# Feedback!



## Incrtalent (Jul 31, 2007)

You guys have all been so wonderful that I thought I'd give this one a go.  Basically, I started making "gift baskets" for friends years ago.  My Mom got me into making soaps, salts, and I used to do cute little "homemade" baskets.  I decided a couple of months ago to step it up and try to turn it into a real business, so I decided on a "fall line" to come out with and started purchasig supplies and decent-sized molds.  (Probably spent around $800 so far on molds, bases, etc., etc..)  I haven't done ANY marketing yet - although I'm working on brochures, business cards, etc.  Just been learning all I can about soap, making product, and telling everyone I can about it.  I'd love to have a little website, but I know absolutely NOTHING about this, so aside from schlepping my soaps all over town, I'm not sure how to get the product out.  I know alot of you do craft shows, but I wonder about the practicailty of this with a family of five and a regular job!

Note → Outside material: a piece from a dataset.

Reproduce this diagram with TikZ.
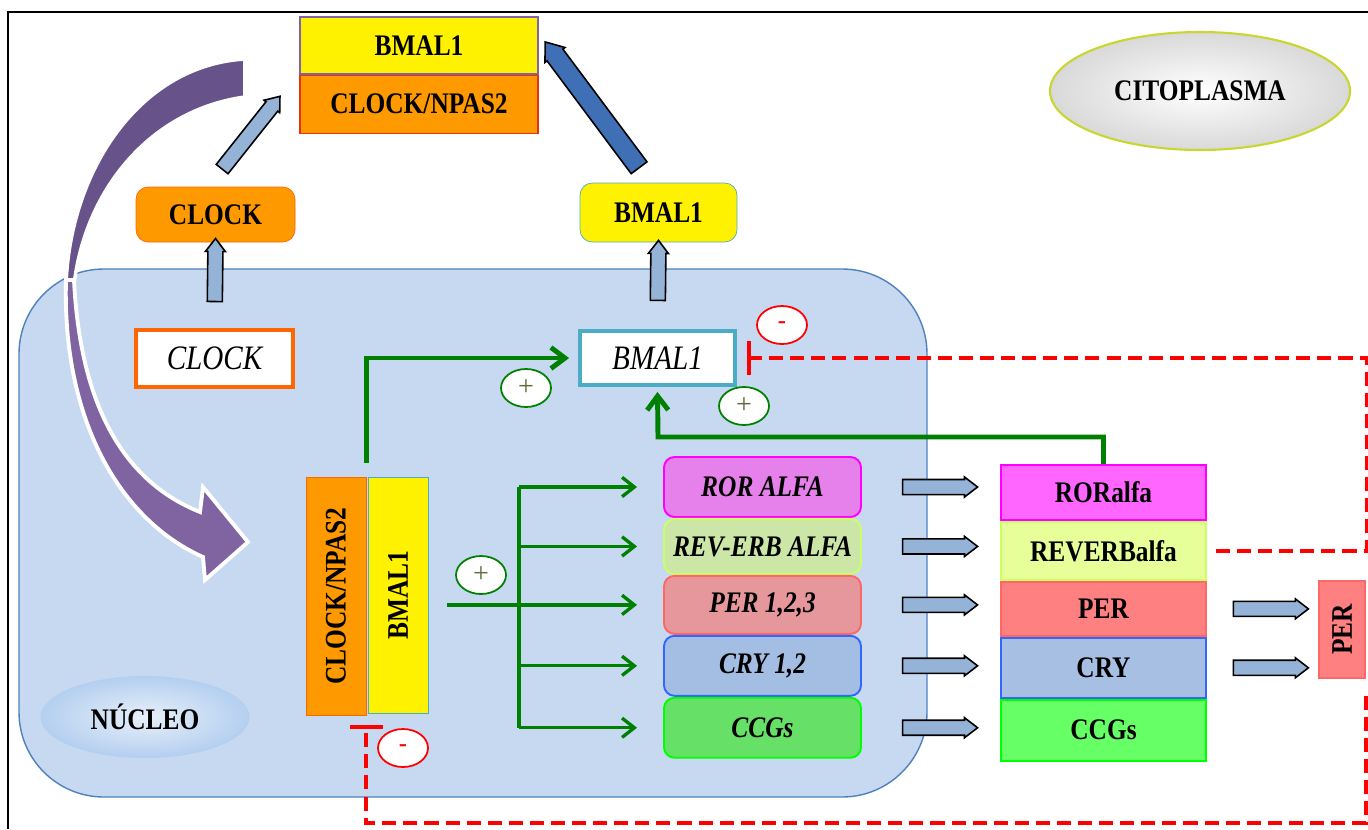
\documentclass[tikz,border=0pt]{standalone}
\usepackage{fontspec}
\setmainfont{Liberation Serif}
\newfontfamily\narrowserif{Liberation Serif}[FakeStretch=0.85]
\usetikzlibrary{arrows.meta,positioning,shapes.geometric,shapes.arrows}
\newlength\pxu
\setlength\pxu{0.02cm}
\definecolor{nucfill}{HTML}{C6D9F1}
\definecolor{nucline}{HTML}{4F81BD}
\definecolor{nucoval}{HTML}{B4CFF0}
\definecolor{arrblue}{HTML}{95B3D7}
\definecolor{darkarr}{HTML}{3F6FB5}
\definecolor{orangebox}{HTML}{FF9900}
\definecolor{orangeline}{HTML}{FF6600}
\definecolor{cyanline}{HTML}{4BACC6}
\definecolor{actgreen}{HTML}{008000}
\definecolor{pluscol}{HTML}{5F6B3A}
\definecolor{purpdark}{HTML}{67528A}
\definecolor{purplight}{HTML}{8064A2}
\definecolor{rorline}{HTML}{FF00FF}
\definecolor{rorgfill}{HTML}{E680EA}
\definecolor{rorpfill}{HTML}{FF66FF}
\definecolor{revline}{HTML}{CCFF66}
\definecolor{revgfill}{HTML}{CCE6A8}
\definecolor{revpfill}{HTML}{E6FF99}
\definecolor{perline}{HTML}{FF6666}
\definecolor{pergfill}{HTML}{E6979C}
\definecolor{perpfill}{HTML}{FF8080}
\definecolor{cryline}{HTML}{3366FF}
\definecolor{crygfill}{HTML}{A4BEE3}
\definecolor{crypfill}{HTML}{A6BFE3}
\definecolor{ccgline}{HTML}{00FF00}
\definecolor{ccggfill}{HTML}{66E066}
\definecolor{ccgpfill}{HTML}{66FF66}
\definecolor{citoline}{HTML}{C8D62E}

\begin{document}
\begin{tikzpicture}[x=0.02cm,y=-0.02cm,
    bfont/.style={font=\narrowserif\bfseries\fontsize{17}{19}\selectfont},
    prot/.style={bfont,inner sep=0pt},
    gene/.style={draw=#1,line width=2.2pt,fill=white,inner sep=0pt,
                 font=\narrowserif\itshape\fontsize{19.5}{22}\selectfont},
    gbox/.style={draw=#1,line width=1.1pt,rounded corners=6pt,
                 minimum width=197\pxu,inner sep=0pt,
                 font=\narrowserif\bfseries\itshape\fontsize{17}{19}\selectfont},
    pbox/.style={draw=#1,line width=1.1pt,minimum width=205\pxu,
                 inner sep=0pt,bfont},
    sign/.style={ellipse,draw=#1,fill=white,line width=1pt,inner sep=0pt,
                 minimum width=50\pxu,minimum height=38\pxu},
    barrow/.style={single arrow,draw=black,fill=arrblue,line width=0.9pt,
                   inner xsep=0pt,inner ysep=2.6pt,minimum width=20\pxu,
                   single arrow head extend=1pt,single arrow tip angle=75,
                   sloped,allow upside down},
    darrow/.style={barrow,fill=darkarr,inner ysep=3.3pt,minimum width=25\pxu},
    gact/.style={draw=actgreen,line width=2.8pt,
                 -{Straight Barb[length=8pt,width=12pt]}},
    gbr/.style={draw=actgreen,line width=1.9pt},
    gbra/.style={gbr,-{Straight Barb[length=7pt,width=11pt]}},
    inh/.style={draw=red,line width=2.2pt,dash pattern=on 8pt off 4pt,
                -{Bar[width=19pt,line width=2.2pt]}}]

  \useasboundingbox (0,0) rectangle (1368,829);
  \draw[line width=1.7pt] (8,829) -- (8,12) -- (1368,12);

  \draw[fill=nucfill,draw=nucline,line width=0.8pt,rounded corners=1.7cm]
    (19,269) rectangle (927,797);

  \fill[purpdark,draw=white,line width=2pt]
    (245,59) .. controls (140,65) and (70,170) .. (66,285) --
    (74,285) .. controls (85,190) and (150,110) .. (245,97) -- cycle;
  \fill[purplight,draw=white,line width=2.2pt]
    (66,280) .. controls (62,420) and (120,520) .. (203,557) --
    (205,580) -- (248,542) -- (203,487) -- (200,512)
    .. controls (120,480) and (80,400) .. (74,280) -- cycle;

  \node[prot,draw=purplight,line width=0.6pt,fill=yellow,
        minimum width=238\pxu,minimum height=57\pxu] (topb) at (419,45.5) {BMAL1};
  \node[prot,draw=red!60!brown,line width=0.6pt,fill=orangebox,
        minimum width=238\pxu,minimum height=58\pxu] (topc) [below=0pt of topb] {CLOCK/NPAS2};

  \node[prot,draw=orangeline,fill=orangebox,rounded corners=7pt,
        minimum width=159\pxu,minimum height=55\pxu] (clockp) at (215.5,214.5) {CLOCK};
  \node[prot,draw=cyanline,fill=yellow,rounded corners=7pt,
        minimum width=157\pxu,minimum height=59\pxu] (bmalp) at (658.5,212.5) {BMAL1};

  \node[gene=orangeline,minimum width=157\pxu,minimum height=57\pxu] (clockg) at (214.5,358.5) {CLOCK};
  \node[gene=cyanline,minimum width=155\pxu,minimum height=54\pxu] (bmalg) at (657.5,358) {BMAL1};

  \node[prot,draw=orangeline,fill=orangebox,rotate=90,
        minimum width=238\pxu,minimum height=60\pxu] (clkv) at (336,596) {CLOCK/NPAS2};
  \node[prot,draw=cyanline,fill=yellow,rotate=90,
        minimum width=236\pxu,minimum height=60\pxu] (bmv) at (398,595) {BMAL1};

  \node[gbox=rorline,fill=rorgfill,minimum height=60\pxu] (rorg) at (762.5,487) {ROR ALFA};
  \node[gbox=revline,fill=revgfill,minimum height=55\pxu] (revg) [below=0pt of rorg] {REV-ERB ALFA};
  \node[gbox=perline,fill=pergfill,minimum height=58\pxu] (perg) [below=0pt of revg] {PER 1,2,3};
  \node[gbox=cryline,fill=crygfill,minimum height=60\pxu] (cryg) [below=0pt of perg] {CRY 1,2};
  \node[gbox=ccgline,fill=ccggfill,minimum height=60\pxu] (ccgg) [below=0pt of cryg] {CCGs};

  \node[pbox=rorline,fill=rorpfill,minimum height=55\pxu] (rorp) at (1103.5,492.5) {RORalfa};
  \node[pbox=revline,fill=revpfill,minimum height=58\pxu] (revp) [below=0pt of rorp] {REVERBalfa};
  \node[pbox=perline,fill=perpfill,minimum height=54\pxu] (perp) [below=0pt of revp] {PER};
  \node[pbox=cryline,fill=crypfill,minimum height=60\pxu] (cryp) [below=0pt of perp] {CRY};
  \node[pbox=ccgline,fill=ccgpfill,minimum height=61\pxu] (ccgp) [below=0pt of cryp] {CCGs};

  \node[prot,draw=perline,fill=perpfill,rotate=90,line width=0.8pt,
        minimum width=97\pxu,minimum height=46\pxu] (perv) at (1342,629.5) {PER};

  \node[ellipse,draw=citoline,line width=1.2pt,inner color=white,outer color=gray!30,
        minimum width=300\pxu,minimum height=118\pxu,bfont] (cito) at (1200,91) {CITOPLASMA};
  \node[ellipse,draw=nucoval,line width=0.5pt,inner color=white!60!nucfill,
        outer color=nucoval,minimum width=208\pxu,minimum height=81\pxu,bfont]
        (nucl) at (145,717) {NÚCLEO};

  \node[sign=actgreen,text=pluscol,font=\fontsize{16}{16}\selectfont] (plus1) at (526,388) {+};
  \node[sign=actgreen,text=pluscol,font=\fontsize{16}{16}\selectfont] (plus2) at (744,406) {+};
  \node[sign=actgreen,text=pluscol,font=\fontsize{16}{16}\selectfont] (plus3) at (481,575) {+};
  \node[sign=red,text=red,font=\bfseries\fontsize{14}{14}\selectfont] (minus1) at (782,325) {-};
  \node[sign=red,text=red,font=\bfseries\fontsize{14}{14}\selectfont] (minus2) at (403,748) {-};

  \coordinate (d1) at (219,173);
  \coordinate (d2) at (277,100);
  \coordinate (e1) at (643,173);
  \coordinate (e2) at (549,47);
  \path (d1) -- node[barrow,minimum height=93\pxu] {} (d2);
  \path (e1) -- node[darrow,minimum height=157\pxu] {} (e2);
  \path (clockg.north) -- node[barrow,pos=0.62,minimum height=63\pxu] {} (clockp.south);
  \path (bmalg.north) -- node[barrow,pos=0.62,minimum height=60\pxu] {} (bmalp.south);

  \path (rorg.east) -- node[barrow,pos=0.53,minimum height=75\pxu] {} (rorg.east -| rorp.west);
  \path (revg.east) -- node[barrow,pos=0.53,minimum height=75\pxu] {} (revg.east -| revp.west);
  \path (perg.east) -- node[barrow,pos=0.53,minimum height=75\pxu] {} (perg.east -| perp.west);
  \path (cryg.east) -- node[barrow,pos=0.53,minimum height=75\pxu] {} (cryg.east -| cryp.west);
  \path (ccgg.east) -- node[barrow,pos=0.53,minimum height=75\pxu] {} (ccgg.east -| ccgp.west);
  \path (perp.east) -- node[barrow,pos=0.53,minimum height=75\pxu] {} (perp.east -| perv.north);
  \path (cryp.east) -- node[barrow,pos=0.53,minimum height=75\pxu] {} (cryp.east -| perv.north);

  \draw[gact] ([yshift=0.28cm]clkv.south east) |- ([xshift=-0.18cm]bmalg.west);
  \coordinate (gk) at (658,437);
  \draw[gact] (rorp.north) -- (rorp.north |- gk) -- (gk) -- ([yshift=-0.1cm]bmalg.south);

  \coordinate (tk) at (519,0);
  \coordinate (hs) at (447,601);
  \draw[gbr] (tk |- rorg.west) -- (tk |- ccgg.west);
  \draw[gbra] (hs |- perg.west) -- ([xshift=-0.52cm]perg.west);
  \draw[gbra] (tk |- rorg.west) -- ([xshift=-0.52cm]rorg.west);
  \draw[gbra] (tk |- revg.west) -- ([xshift=-0.52cm]revg.west);
  \draw[gbra] (tk |- cryg.west) -- ([xshift=-0.52cm]cryg.west);
  \draw[gbra] (tk |- ccgg.west) -- ([xshift=-0.52cm]ccgg.west);

  \draw[inh] ([xshift=0.18cm]revp.east) -- ++(151,0) |- ([xshift=0.2cm]bmalg.east);
  \draw[inh] ([yshift=-0.34cm]perv.south west) -- ++(0,127) -| ([yshift=-0.2cm]clkv.south west);

\end{tikzpicture}
\end{document}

Any tips?  So far, I've spent the bulk of my time trying to figure out how to make (and package) my soaps to be both professional looking and cost-effective.  (Still working on this!)  Now that I'm on the threshold of "getting out there," I'm getting nervous wondering if I can really make any money off of this!

Encouragement?


----------



## dragonfly princess (Jul 31, 2007)

You are doing great, websites are easy.  Just ask for help and we will be right by your side


----------



## Guest (Jul 31, 2007)

Yes, you can make some decent money doing this.. just talk to alot of people.. and see where it gets you... give out samples, that has helped me a great deal.. family is always helpful..


----------



## Incrtalent (Jul 31, 2007)

*Ha!*

Thanks so much!  I suppose web sites ARE easy...if you know what you're doing.  Shakespeare comes easy to me but drives other people insane!

If you know about websites and can translate that knowledge to someone with EXTREMELY limited internet savvy, then you're my gal!  As soon as I finish gettting my foundation in place, you will definitely hear some more about that!


----------